In the beginning of May, BVI court confiscated more than US$45 million from a Bermuda-based IPOC International Growth Fund Ltd.  which pleaded guilty of serious frauds. Further on, Justice ordered three other defendants – BVI-registered companies Lapal Limited, Albany Invest Limited, and Mercury Import Limited – to pay a total of $2.2 million in costs and $300,000 in fines for their part in the offences. The court order, which prosecutors say may be the largest court order of its kind ever made in the Commonwealth, came after a 17 month investigation by authorities in the British Virgin Islands and Bermuda, and after the Bermuda- and BVI-based companies pleaded guilty to providing false information and perverting the course of justice. Criminal charges were filed against the four companies on April 21, and the defendants were committed to the High Court on April 25.
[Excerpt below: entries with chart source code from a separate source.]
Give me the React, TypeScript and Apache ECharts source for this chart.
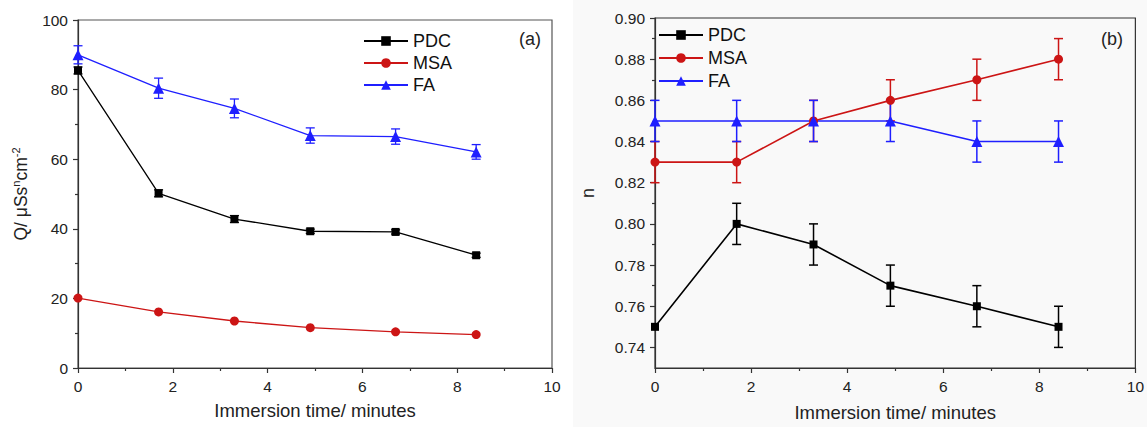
import React, { useEffect, useRef } from "react";
import * as echarts from "echarts";

const times = [0, 1.7, 3.3, 4.9, 6.7, 8.4];

// Panel (a): Q values
const qPDC = [85.5, 50.2, 42.8, 39.3, 39.1, 32.4];
const qPDCErr = [1.0, 1.0, 1.0, 0.6, 0.6, 0.6];
const qMSA = [20.1, 16.1, 13.5, 11.6, 10.4, 9.6];
const qMSAErr = [0, 0, 0, 0, 0, 0];
const qFA = [90.0, 80.4, 74.6, 66.8, 66.5, 62.1];
const qFAErr = [2.6, 2.9, 2.7, 2.2, 2.2, 2.1];

// Panel (b): n values
const nPDC = [0.75, 0.8, 0.79, 0.77, 0.76, 0.75];
const nPDCErr = [0, 0.01, 0.01, 0.01, 0.01, 0.01];
const nMSA = [0.83, 0.83, 0.85, 0.86, 0.87, 0.88];
const nMSAErr = [0.01, 0.01, 0.01, 0.01, 0.01, 0.01];
const nFA = [0.85, 0.85, 0.85, 0.85, 0.84, 0.84];
const nFAErr = [0.01, 0.01, 0.01, 0.01, 0.01, 0.01];

const nMajorTicks = [0.74, 0.76, 0.78, 0.8, 0.82, 0.84, 0.86, 0.88, 0.9];
const nMinorTicks = [0.75, 0.77, 0.79, 0.81, 0.83, 0.85, 0.87, 0.89];

const seriesNames = ["PDC", "MSA", "FA"];
const colors = ["#000000", "#cc1515", "#1f1fff"];
const symbols = ["rect", "circle", "triangle"];
const symbolSizes = [8, 9, 11];

const FONT = "Liberation Sans, Arial, sans-serif";

function lineSeries(name: string, idx: number, values: number[], axisIndex: number) {
  return {
    type: "line",
    name,
    xAxisIndex: axisIndex,
    yAxisIndex: axisIndex === 0 ? 0 : 1,
    data: times.map((t, i) => [t, values[i]]),
    symbol: symbols[idx],
    symbolSize: symbolSizes[idx],
    showSymbol: true,
    itemStyle: { color: colors[idx] },
    lineStyle: { color: colors[idx], width: axisIndex === 0 ? 1.3 : 1.6 },
    z: 3,
  };
}

function errSeries(name: string, idx: number, values: number[], errs: number[], axisIndex: number) {
  const lw = axisIndex === 0 ? 1.3 : 1.5;
  return {
    type: "custom",
    name: name + "-err",
    xAxisIndex: axisIndex,
    yAxisIndex: axisIndex === 0 ? 0 : 1,
    data: times.map((t, i) => [t, values[i] - errs[i], values[i] + errs[i], errs[i]]),
    renderItem: (params: any, api: any) => {
      if (api.value(3) === 0) return { type: "group", children: [] };
      const lo = api.coord([api.value(0), api.value(1)]);
      const hi = api.coord([api.value(0), api.value(2)]);
      const hw = 4.5;
      const st = { stroke: colors[idx], lineWidth: lw };
      return {
        type: "group",
        children: [
          { type: "line", shape: { x1: lo[0], y1: lo[1], x2: hi[0], y2: hi[1] }, style: st },
          { type: "line", shape: { x1: lo[0] - hw, y1: lo[1], x2: lo[0] + hw, y2: lo[1] }, style: st },
          { type: "line", shape: { x1: hi[0] - hw, y1: hi[1], x2: hi[0] + hw, y2: hi[1] }, style: st },
        ],
      };
    },
    z: 2,
  };
}

const axisCommon = {
  axisLine: { show: true, onZero: false, lineStyle: { color: "#333", width: 1.2 } },
  axisTick: { show: true, inside: false, length: 5, lineStyle: { color: "#333", width: 1.2 } },
  minorTick: { show: true, splitNumber: 2, length: 3, lineStyle: { color: "#333", width: 1.2 } },
  splitLine: { show: false },
  axisLabel: { fontSize: 15.5, color: "#222", fontFamily: FONT, margin: 10 },
};

export default function App() {
  const ref = useRef<HTMLDivElement>(null);
  useEffect(() => {
    if (!ref.current) return;
    const chart = echarts.init(ref.current, undefined, { renderer: "svg" });
    const option: any = {
      animation: false,
      backgroundColor: "#ffffff",
      textStyle: { fontFamily: FONT },
      graphic: [
        {
          type: "rect",
          shape: { x: 573, y: 0, width: 574, height: 427 },
          style: { fill: "#f9f9f9" },
          z: -10,
          silent: true,
        },
        {
          type: "text",
          x: 519,
          y: 30,
          style: { text: "(a)", fontSize: 18, fill: "#222", fontFamily: FONT },
        },
        {
          type: "text",
          x: 1101,
          y: 30,
          style: { text: "(b)", fontSize: 18, fill: "#222", fontFamily: FONT },
        },
      ],
      grid: [
        { left: 78, top: 20, width: 474, height: 348, show: true, borderColor: "#555", borderWidth: 1.2, backgroundColor: "transparent" },
        { left: 655, top: 18, width: 481, height: 355, show: true, borderColor: "#333", borderWidth: 1.2, backgroundColor: "transparent" },
      ],
      legend: [
        {
          data: seriesNames,
          orient: "vertical",
          left: 358,
          top: 27,
          itemWidth: 44,
          itemHeight: 12,
          itemGap: 4,
          textStyle: { fontSize: 18, color: "#111", fontFamily: FONT },
          selectedMode: false,
        },
        {
          data: seriesNames,
          orient: "vertical",
          left: 653,
          top: 21,
          itemWidth: 44,
          itemHeight: 12,
          itemGap: 5,
          textStyle: { fontSize: 18, color: "#111", fontFamily: FONT },
          selectedMode: false,
        },
      ],
      xAxis: [
        {
          ...axisCommon,
          type: "value",
          gridIndex: 0,
          min: 0,
          max: 10,
          interval: 2,
          name: "Immersion time/ minutes",
          nameLocation: "middle",
          nameGap: 33,
          nameTextStyle: { fontSize: 18.5, color: "#222", fontFamily: FONT },
        },
        {
          ...axisCommon,
          type: "value",
          gridIndex: 1,
          min: 0,
          max: 10,
          interval: 2,
          name: "Immersion time/ minutes",
          nameLocation: "middle",
          nameGap: 35,
          nameTextStyle: { fontSize: 18.5, color: "#222", fontFamily: FONT },
        },
      ],
      yAxis: [
        {
          ...axisCommon,
          type: "value",
          gridIndex: 0,
          min: 0,
          max: 100,
          interval: 20,
          name: "{a|Q/ μSs}{s|n}{a|cm}{s|-2}",
          nameLocation: "middle",
          nameRotate: 90,
          nameGap: 46,
          nameTextStyle: {
            color: "#222",
            rich: {
              a: { fontSize: 17.5, fontFamily: FONT, color: "#222", lineHeight: 22 },
              s: { fontSize: 11, fontFamily: FONT, color: "#222", lineHeight: 22, padding: [0, 0, 10, 0] },
            },
          },
        },
        {
          ...axisCommon,
          type: "value",
          gridIndex: 1,
          min: 0.73,
          max: 0.9,
          minorTick: { show: false },
          axisTick: { ...axisCommon.axisTick, customValues: nMajorTicks },
          axisLabel: {
            ...axisCommon.axisLabel,
            customValues: nMajorTicks,
            formatter: (v: number) => v.toFixed(2),
          },
          name: "n",
          nameLocation: "middle",
          nameRotate: 90,
          nameGap: 58,
          nameTextStyle: { fontSize: 18, color: "#222", fontFamily: FONT },
        },
        {
          type: "value",
          gridIndex: 1,
          min: 0.73,
          max: 0.9,
          position: "left",
          axisLine: { show: false },
          axisLabel: { show: false },
          splitLine: { show: false },
          axisTick: { show: true, length: 3, customValues: nMinorTicks, lineStyle: { color: "#333", width: 1.2 } },
        },
      ],
      series: [
        errSeries("PDC", 0, qPDC, qPDCErr, 0),
        errSeries("MSA", 1, qMSA, qMSAErr, 0),
        errSeries("FA", 2, qFA, qFAErr, 0),
        lineSeries("PDC", 0, qPDC, 0),
        lineSeries("MSA", 1, qMSA, 0),
        lineSeries("FA", 2, qFA, 0),
        errSeries("PDC", 0, nPDC, nPDCErr, 1),
        errSeries("MSA", 1, nMSA, nMSAErr, 1),
        errSeries("FA", 2, nFA, nFAErr, 1),
        lineSeries("PDC", 0, nPDC, 1),
        lineSeries("MSA", 1, nMSA, 1),
        lineSeries("FA", 2, nFA, 1),
      ],
    };
    chart.setOption(option);
    return () => chart.dispose();
  }, []);
  return (
    <div
      ref={ref}
      style={{ position: "fixed", left: 0, top: 0, width: 1147, height: 427 }}
    />
  );
}
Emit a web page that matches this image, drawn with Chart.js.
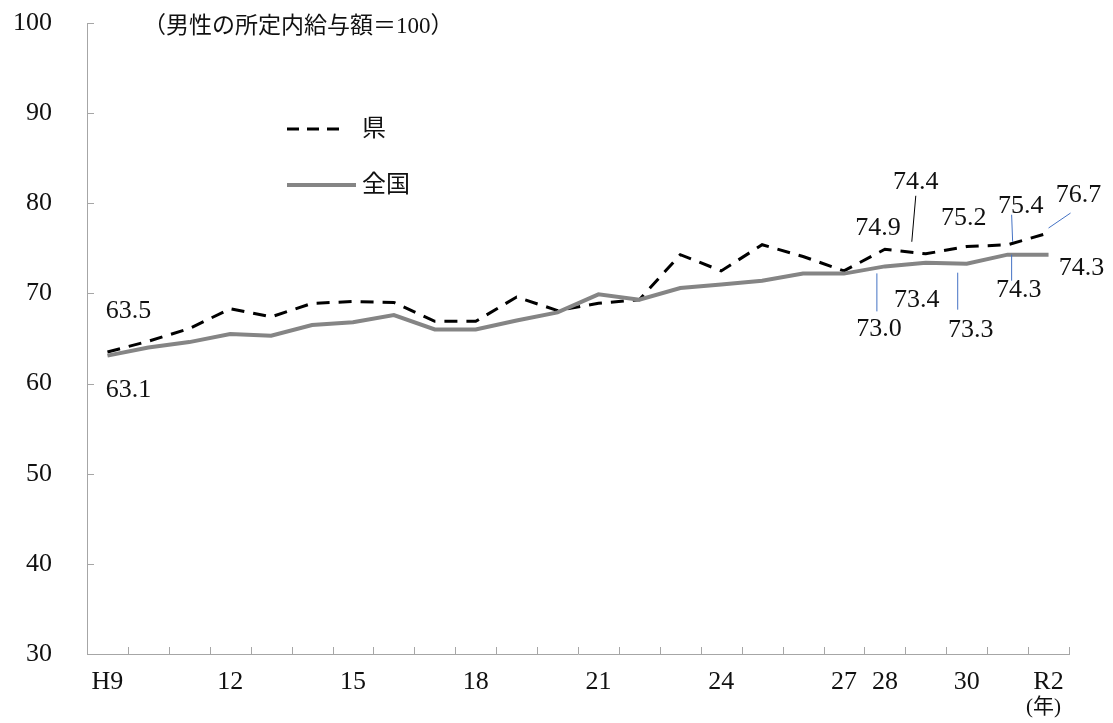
<!DOCTYPE html>
<html lang="ja">
<head>
    <meta charset="UTF-8">
    <title>所定内給与額の男女間格差</title>
    <script src="https://cdn.jsdelivr.net/npm/chart.js"></script>
    <style>
        html, body { margin: 0; padding: 0; background: #fff; }
        #wrap { width: 1113px; height: 723px; position: relative; }
    </style>
</head>
<body>
    <div id="wrap"><canvas id="gapChart"></canvas></div>

    <script>
        // 年（H9 ～ R2）
        const years = ['H9', 'H10', 'H11', 'H12', 'H13', 'H14', 'H15', 'H16', 'H17', 'H18', 'H19', 'H20',
            'H21', 'H22', 'H23', 'H24', 'H25', 'H26', 'H27', 'H28', 'H29', 'H30', 'R1', 'R2'];
        const tickLabels = ['H9', '', '', '12', '', '', '15', '', '', '18', '', '',
            '21', '', '', '24', '', '', '27', '28', '', '30', '', 'R2'];
        const kenValues = [63.5, 64.7, 66.1, 68.3, 67.4, 68.9, 69.1, 69.0, 66.9, 66.9, 69.6, 68.1,
            68.9, 69.3, 74.3, 72.5, 75.4, 74.1, 72.5, 74.9, 74.4, 75.2, 75.4, 76.7];
        const zenkokuValues = [63.1, 64.0, 64.6, 65.5, 65.3, 66.5, 66.8, 67.6, 66.0, 66.0, 67.0, 67.9,
            69.9, 69.3, 70.6, 71.0, 71.4, 72.2, 72.2, 73.0, 73.4, 73.3, 74.3, 74.3];
        const yTicks = [30, 40, 50, 60, 70, 80, 90, 100];

        const FONT = "'Liberation Serif', 'Noto Sans CJK JP', serif";
        const BLUE = '#4472c4';

        // value labels: offsets from the point, optional leader line (from/to offsets)
        const callouts = [
            { ds: 0, i: 0, dx: 21, dy: -41 },
            { ds: 1, i: 0, dx: 21, dy: 35 },
            { ds: 0, i: 19, dx: -7, dy: -21 },
            { ds: 1, i: 19, dx: -6, dy: 63, line: [-8, 7, -8, 45], color: BLUE },
            { ds: 0, i: 20, dx: -10, dy: -72, line: [-10, -58, -14, -12], color: '#000' },
            { ds: 1, i: 20, dx: -9, dy: 37 },
            { ds: 0, i: 21, dx: -3, dy: -28 },
            { ds: 1, i: 21, dx: 4, dy: 66, line: [-9, 9, -9, 46], color: BLUE },
            { ds: 0, i: 22, dx: 13, dy: -39, line: [4, -30, 5, -3], color: BLUE },
            { ds: 1, i: 22, dx: 11, dy: 36, line: [4, 0, 4, 26], color: BLUE },
            { ds: 0, i: 23, dx: 30, dy: -38, line: [22, -20, 0, -5], color: BLUE },
            { ds: 1, i: 23, dx: 33, dy: 14 }
        ];

        const decorPlugin = {
            id: 'decor',
            afterDraw(chart) {
                const ctx = chart.ctx;
                const xs = chart.scales.x, ys = chart.scales.y;
                const area = chart.chartArea;
                ctx.save();

                // tick marks pointing inward
                ctx.strokeStyle = '#a6a6a6';
                ctx.lineWidth = 1;
                ctx.beginPath();
                const n = years.length;
                const step = (area.right - area.left) / n;
                for (let k = 0; k <= n; k++) {
                    const x = Math.round(area.left + k * step) + 0.5;
                    ctx.moveTo(x, area.bottom);
                    ctx.lineTo(x, area.bottom - 7);
                }
                yTicks.forEach(v => {
                    const y = Math.round(ys.getPixelForValue(v)) + 0.5;
                    ctx.moveTo(area.left, y);
                    ctx.lineTo(area.left + 7, y);
                });
                ctx.stroke();

                // value labels
                ctx.font = '26px ' + FONT;
                ctx.fillStyle = '#111';
                ctx.textAlign = 'center';
                ctx.textBaseline = 'middle';
                callouts.forEach(c => {
                    const val = c.ds === 0 ? kenValues[c.i] : zenkokuValues[c.i];
                    const px = xs.getPixelForValue(c.i);
                    const py = ys.getPixelForValue(val);
                    if (c.line) {
                        ctx.strokeStyle = c.color;
                        ctx.lineWidth = 1;
                        ctx.beginPath();
                        ctx.moveTo(px + c.line[0], py + c.line[1]);
                        ctx.lineTo(px + c.line[2], py + c.line[3]);
                        ctx.stroke();
                    }
                    ctx.fillText(val.toFixed(1), px + c.dx, py + c.dy);
                });

                // legend
                const lx = area.left + 200;
                ctx.lineCap = 'butt';
                ctx.strokeStyle = '#000';
                ctx.lineWidth = 3;
                ctx.setLineDash([12, 8]);
                ctx.beginPath();
                ctx.moveTo(lx, 129);
                ctx.lineTo(lx + 60, 129);
                ctx.stroke();
                ctx.setLineDash([]);
                ctx.strokeStyle = '#858585';
                ctx.lineWidth = 4;
                ctx.beginPath();
                ctx.moveTo(lx, 185);
                ctx.lineTo(lx + 69, 185);
                ctx.stroke();
                ctx.textAlign = 'left';
                ctx.fillStyle = '#111';
                ctx.font = '24px ' + FONT;
                ctx.fillText('県', lx + 75, 130);
                ctx.fillText('全国', lx + 75, 186);

                // unit notes
                ctx.font = '23px ' + FONT;
                ctx.fillText('（男性の所定内給与額＝100）', 143, 27);
                ctx.font = '21px ' + FONT;
                ctx.textAlign = 'center';
                ctx.fillText('(年)', xs.getPixelForValue(n - 1) - 5, 707);

                ctx.restore();
            }
        };

        const ctx = document.getElementById('gapChart').getContext('2d');
        new Chart(ctx, {
            type: 'line',
            data: {
                labels: years,
                datasets: [
                    {
                        label: '県',
                        data: kenValues,
                        borderColor: '#000',
                        borderWidth: 3,
                        borderDash: [13, 9],
                        pointRadius: 0,
                        tension: 0,
                        order: 2
                    },
                    {
                        label: '全国',
                        data: zenkokuValues,
                        borderColor: '#858585',
                        borderWidth: 4,
                        pointRadius: 0,
                        tension: 0,
                        order: 1
                    }
                ]
            },
            options: {
                responsive: true,
                maintainAspectRatio: false,
                animation: false,
                layout: { padding: { top: 23, right: 44, left: 0, bottom: 0 } },
                plugins: {
                    legend: { display: false },
                    tooltip: { enabled: false }
                },
                scales: {
                    x: {
                        offset: true,
                        grid: { display: false, drawTicks: false },
                        border: { display: true, color: '#a6a6a6', width: 1 },
                        ticks: {
                            autoSkip: false,
                            maxRotation: 0,
                            padding: 13,
                            color: '#111',
                            font: { size: 26, family: FONT },
                            callback: (v, i) => tickLabels[i]
                        },
                        afterFit: scale => {
                            scale.height = 69;
                            scale.paddingLeft = 0;
                            scale.paddingRight = 0;
                        }
                    },
                    y: {
                        min: 30,
                        max: 100,
                        grid: { display: false, drawTicks: false },
                        border: { display: true, color: '#a6a6a6', width: 1 },
                        ticks: {
                            stepSize: 10,
                            padding: 35,
                            color: '#111',
                            font: { size: 26, family: FONT }
                        },
                        afterFit: scale => {
                            scale.width = 87;
                            scale.paddingTop = 0;
                            scale.paddingBottom = 0;
                        }
                    }
                }
            },
            plugins: [decorPlugin]
        });
    </script>
</body>
</html>
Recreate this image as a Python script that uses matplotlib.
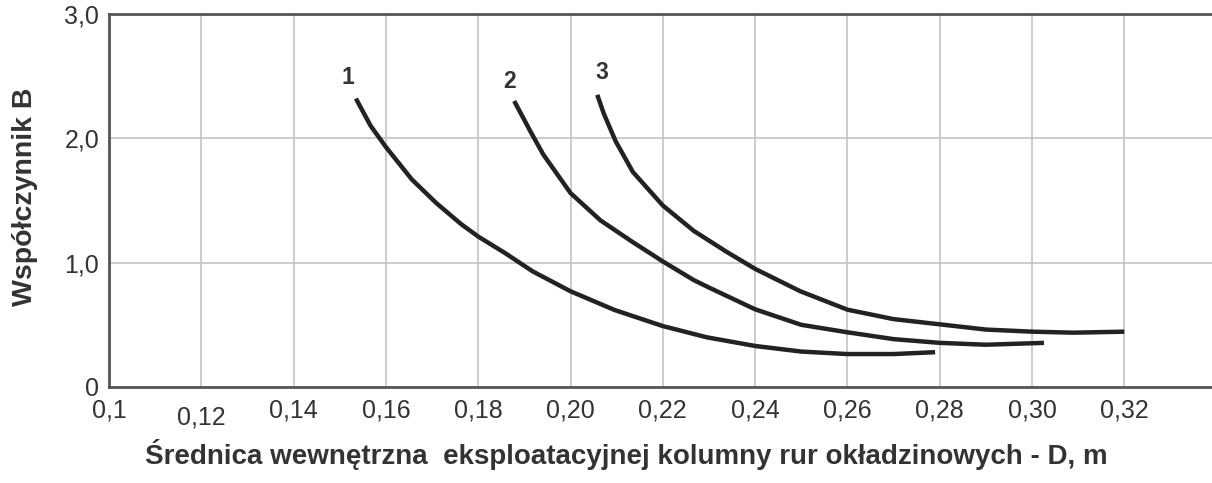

It was alleged that between 2004 and 2005, the IPOC group gave wrong information about the source of $40 million which had been lodged with the court as part of a separate, civil matter. At the centre of that legal case there was a long dispute between IPOC and Alpha Group. Through its lawyers in the BVI, Alpha alleged that $40 million in legal costs put up by IPOC were sourced from the proceeds of crime, but it was argued by IPOC that the money originated from consultancy services supplied to a number of companies, including those registered in the U.S. A matter settlement agreement was concluded in the end of November 29 between the IPOC Fund and BVI-registered LV Finance Group Limited, owned by Alpha Group.

The investigation and prosecution of the IPOC case by the BVI authorities was carried out with the co-operation of authorities in Bermuda; a Memorandum of Understanding concerning the IPOC investigation was signed between the two jurisdictions in July 2007. The Bermuda and BVI governments spent a combined $2.3 million on the investigation.